- **Task directions**: Exclude images, then output the remaining data verbatim.
— Begin Supplied data —
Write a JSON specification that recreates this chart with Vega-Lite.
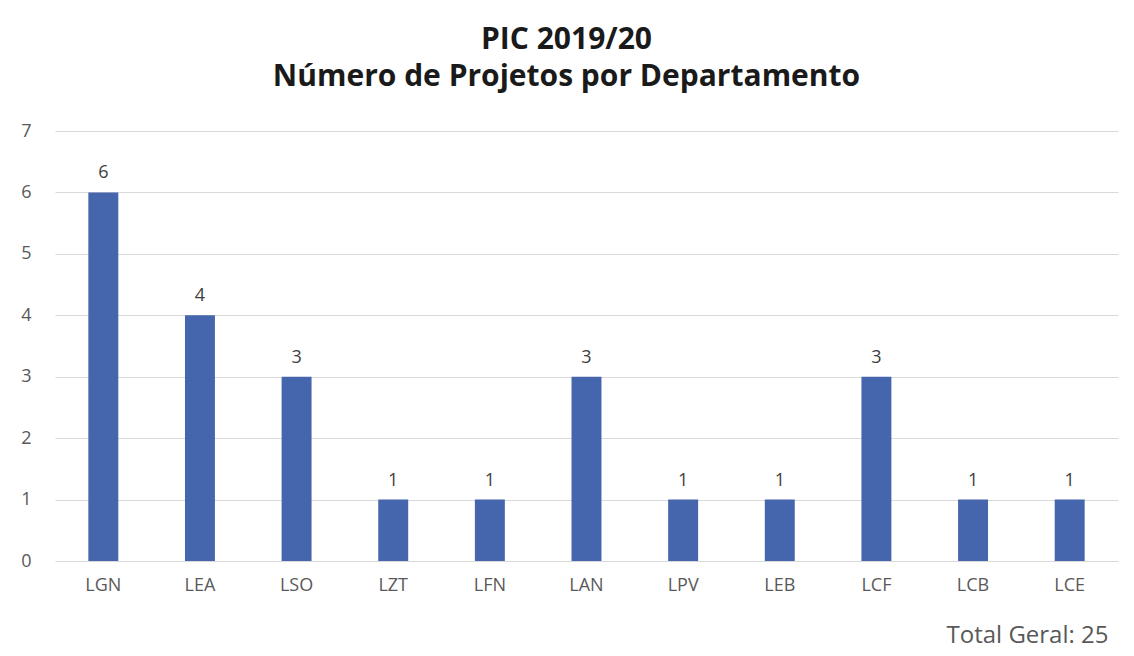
{
  "$schema": "https://vega.github.io/schema/vega-lite/v6.json",
  "autosize": {"type": "none"},
  "width": 1063,
  "height": 430,
  "padding": {"left": 55, "top": 131, "right": 16, "bottom": 95},
  "background": "white",
  "title": {
    "text": ["PIC 2019/20", "Número de Projetos por Departamento"],
    "anchor": "middle",
    "dx": -20,
    "offset": 30,
    "font": "Open Sans",
    "fontSize": 30,
    "fontWeight": "bold",
    "color": "#1a1a1a",
    "lineHeight": 37
  },
  "data": {
    "values": [
      {"dept": "LGN", "n": 6},
      {"dept": "LEA", "n": 4},
      {"dept": "LSO", "n": 3},
      {"dept": "LZT", "n": 1},
      {"dept": "LFN", "n": 1},
      {"dept": "LAN", "n": 3},
      {"dept": "LPV", "n": 1},
      {"dept": "LEB", "n": 1},
      {"dept": "LCF", "n": 3},
      {"dept": "LCB", "n": 1},
      {"dept": "LCE", "n": 1}
    ]
  },
  "encoding": {
    "x": {
      "field": "dept",
      "type": "nominal",
      "sort": null,
      "scale": {"paddingInner": 0.69, "paddingOuter": 0.345},
      "axis": {
        "title": "Total Geral: 25",
        "titleAnchor": "end",
        "titleAlign": "right",
        "titleFont": "Open Sans",
        "titleFontSize": 24,
        "titleFontWeight": "normal",
        "titleColor": "#595959",
        "titlePadding": 29,
        "titleX": 1053,
        "labelAngle": 0,
        "labelFont": "Open Sans",
        "labelFontSize": 18,
        "labelColor": "#595959",
        "labelPadding": 15,
        "ticks": false,
        "domain": false,
        "grid": false
      }
    },
    "y": {
      "field": "n",
      "type": "quantitative",
      "scale": {"domain": [0, 7], "nice": false},
      "axis": {
        "title": null,
        "values": [0, 1, 2, 3, 4, 5, 6, 7],
        "labelFont": "Open Sans",
        "labelFontSize": 18,
        "labelColor": "#595959",
        "labelPadding": 24,
        "ticks": false,
        "domain": false,
        "gridColor": "#d9d9d9",
        "gridWidth": 1
      }
    }
  },
  "layer": [
    {"mark": {"type": "bar", "color": "#4565AD"}},
    {
      "mark": {"type": "text", "dy": -19, "font": "Open Sans", "fontSize": 18, "color": "#404040"},
      "encoding": {"text": {"field": "n", "type": "quantitative"}}
    }
  ],
  "config": {"view": {"stroke": null}}
}
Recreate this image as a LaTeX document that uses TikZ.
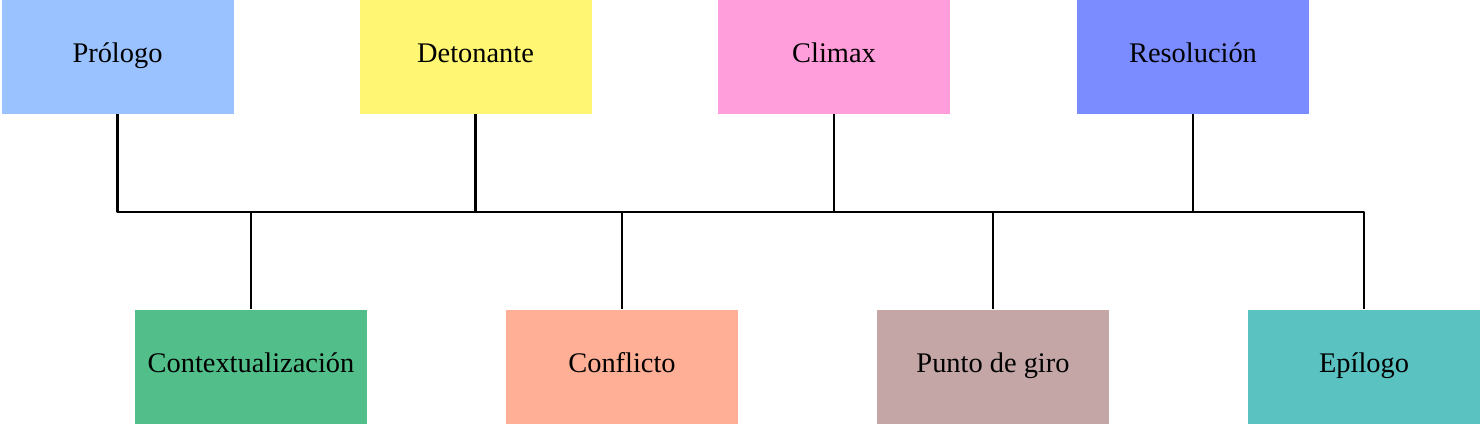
\documentclass[tikz,border=0pt]{standalone}
\usepackage{fontspec}
\setmainfont{Liberation Serif}
\usepackage{tikz}
\usetikzlibrary{positioning, calc}
\definecolor{prologoBg}{HTML}{99C2FF}
\definecolor{detonanteBg}{HTML}{FFF773}
\definecolor{climaxBg}{HTML}{FF9EDA}
\definecolor{resolucionBg}{HTML}{7A8CFF}
\definecolor{contextoBg}{HTML}{52BF8A}
\definecolor{conflictoBg}{HTML}{FFAF95}
\definecolor{giroBg}{HTML}{C4A6A6}
\definecolor{epilogoBg}{HTML}{5BC2C2}
\tikzstyle{line} = [line width=2.8pt, line join=round, black]
\tikzstyle{stage} = [rectangle, minimum width=232pt, minimum height=114pt, text centered, draw=none, text=black, font=\fontsize{28.4}{34}\selectfont, inner sep=0pt, text height=20pt, text depth=8pt]

\begin{document}
\begin{tikzpicture}[x=1pt, y=-1pt, node distance=0mm]
\useasboundingbox (0,0) rectangle (1482,444);

\node (prologo) [stage, fill=prologoBg] at (117.5,57) {Prólogo};
\node (detonante) [stage, fill=detonanteBg, xshift=358pt] at(prologo) {Detonante};
\node (climax) [stage, fill=climaxBg, xshift=358.5pt] at(detonante) {Climax};
\node (resolucion) [stage, fill=resolucionBg, xshift=359pt] at(climax) {Resolución};

\node (contexto) [stage, fill=contextoBg] at (251,366.5) {Contextualización};
\node (conflicto) [stage, fill=conflictoBg, xshift=371pt] at(contexto) {Conflicto};
\node (giro) [stage, fill=giroBg, xshift=371pt] at(conflicto) {Punto de giro};
\node (epilogo) [stage, fill=epilogoBg, xshift=371pt] at(giro) {Epílogo};

\coordinate (bus) at (0,212);

\draw [line] (prologo.south) -- (prologo.south |- bus) -- (epilogo.north |- bus) -- (epilogo.north);
\draw [line] (detonante.south) -- (detonante.south |- bus);
\draw [line] (climax.south) -- (climax.south |- bus);
\draw [line] (resolucion.south) -- (resolucion.south |- bus);
\draw [line] (contexto.north) -- (contexto.north |- bus);
\draw [line] (conflicto.north) -- (conflicto.north |- bus);
\draw [line] (giro.north) -- (giro.north |- bus);

\end{tikzpicture}
\end{document}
— End Supplied data —
- **The response**:
Write a JSON specification that recreates this chart with Vega-Lite.
{
  "$schema": "https://vega.github.io/schema/vega-lite/v6.json",
  "autosize": {"type": "none"},
  "width": 1063,
  "height": 430,
  "padding": {"left": 55, "top": 131, "right": 16, "bottom": 95},
  "background": "white",
  "title": {
    "text": ["PIC 2019/20", "Número de Projetos por Departamento"],
    "anchor": "middle",
    "dx": -20,
    "offset": 30,
    "font": "Open Sans",
    "fontSize": 30,
    "fontWeight": "bold",
    "color": "#1a1a1a",
    "lineHeight": 37
  },
  "data": {
    "values": [
      {"dept": "LGN", "n": 6},
      {"dept": "LEA", "n": 4},
      {"dept": "LSO", "n": 3},
      {"dept": "LZT", "n": 1},
      {"dept": "LFN", "n": 1},
      {"dept": "LAN", "n": 3},
      {"dept": "LPV", "n": 1},
      {"dept": "LEB", "n": 1},
      {"dept": "LCF", "n": 3},
      {"dept": "LCB", "n": 1},
      {"dept": "LCE", "n": 1}
    ]
  },
  "encoding": {
    "x": {
      "field": "dept",
      "type": "nominal",
      "sort": null,
      "scale": {"paddingInner": 0.69, "paddingOuter": 0.345},
      "axis": {
        "title": "Total Geral: 25",
        "titleAnchor": "end",
        "titleAlign": "right",
        "titleFont": "Open Sans",
        "titleFontSize": 24,
        "titleFontWeight": "normal",
        "titleColor": "#595959",
        "titlePadding": 29,
        "titleX": 1053,
        "labelAngle": 0,
        "labelFont": "Open Sans",
        "labelFontSize": 18,
        "labelColor": "#595959",
        "labelPadding": 15,
        "ticks": false,
        "domain": false,
        "grid": false
      }
    },
    "y": {
      "field": "n",
      "type": "quantitative",
      "scale": {"domain": [0, 7], "nice": false},
      "axis": {
        "title": null,
        "values": [0, 1, 2, 3, 4, 5, 6, 7],
        "labelFont": "Open Sans",
        "labelFontSize": 18,
        "labelColor": "#595959",
        "labelPadding": 24,
        "ticks": false,
        "domain": false,
        "gridColor": "#d9d9d9",
        "gridWidth": 1
      }
    }
  },
  "layer": [
    {"mark": {"type": "bar", "color": "#4565AD"}},
    {
      "mark": {"type": "text", "dy": -19, "font": "Open Sans", "fontSize": 18, "color": "#404040"},
      "encoding": {"text": {"field": "n", "type": "quantitative"}}
    }
  ],
  "config": {"view": {"stroke": null}}
}
Recreate this image as a LaTeX document that uses TikZ.
\documentclass[tikz,border=0pt]{standalone}
\usepackage{fontspec}
\setmainfont{Liberation Serif}
\usepackage{tikz}
\usetikzlibrary{positioning, calc}
\definecolor{prologoBg}{HTML}{99C2FF}
\definecolor{detonanteBg}{HTML}{FFF773}
\definecolor{climaxBg}{HTML}{FF9EDA}
\definecolor{resolucionBg}{HTML}{7A8CFF}
\definecolor{contextoBg}{HTML}{52BF8A}
\definecolor{conflictoBg}{HTML}{FFAF95}
\definecolor{giroBg}{HTML}{C4A6A6}
\definecolor{epilogoBg}{HTML}{5BC2C2}
\tikzstyle{line} = [line width=2.8pt, line join=round, black]
\tikzstyle{stage} = [rectangle, minimum width=232pt, minimum height=114pt, text centered, draw=none, text=black, font=\fontsize{28.4}{34}\selectfont, inner sep=0pt, text height=20pt, text depth=8pt]

\begin{document}
\begin{tikzpicture}[x=1pt, y=-1pt, node distance=0mm]
\useasboundingbox (0,0) rectangle (1482,444);

\node (prologo) [stage, fill=prologoBg] at (117.5,57) {Prólogo};
\node (detonante) [stage, fill=detonanteBg, xshift=358pt] at(prologo) {Detonante};
\node (climax) [stage, fill=climaxBg, xshift=358.5pt] at(detonante) {Climax};
\node (resolucion) [stage, fill=resolucionBg, xshift=359pt] at(climax) {Resolución};

\node (contexto) [stage, fill=contextoBg] at (251,366.5) {Contextualización};
\node (conflicto) [stage, fill=conflictoBg, xshift=371pt] at(contexto) {Conflicto};
\node (giro) [stage, fill=giroBg, xshift=371pt] at(conflicto) {Punto de giro};
\node (epilogo) [stage, fill=epilogoBg, xshift=371pt] at(giro) {Epílogo};

\coordinate (bus) at (0,212);

\draw [line] (prologo.south) -- (prologo.south |- bus) -- (epilogo.north |- bus) -- (epilogo.north);
\draw [line] (detonante.south) -- (detonante.south |- bus);
\draw [line] (climax.south) -- (climax.south |- bus);
\draw [line] (resolucion.south) -- (resolucion.south |- bus);
\draw [line] (contexto.north) -- (contexto.north |- bus);
\draw [line] (conflicto.north) -- (conflicto.north |- bus);
\draw [line] (giro.north) -- (giro.north |- bus);

\end{tikzpicture}
\end{document}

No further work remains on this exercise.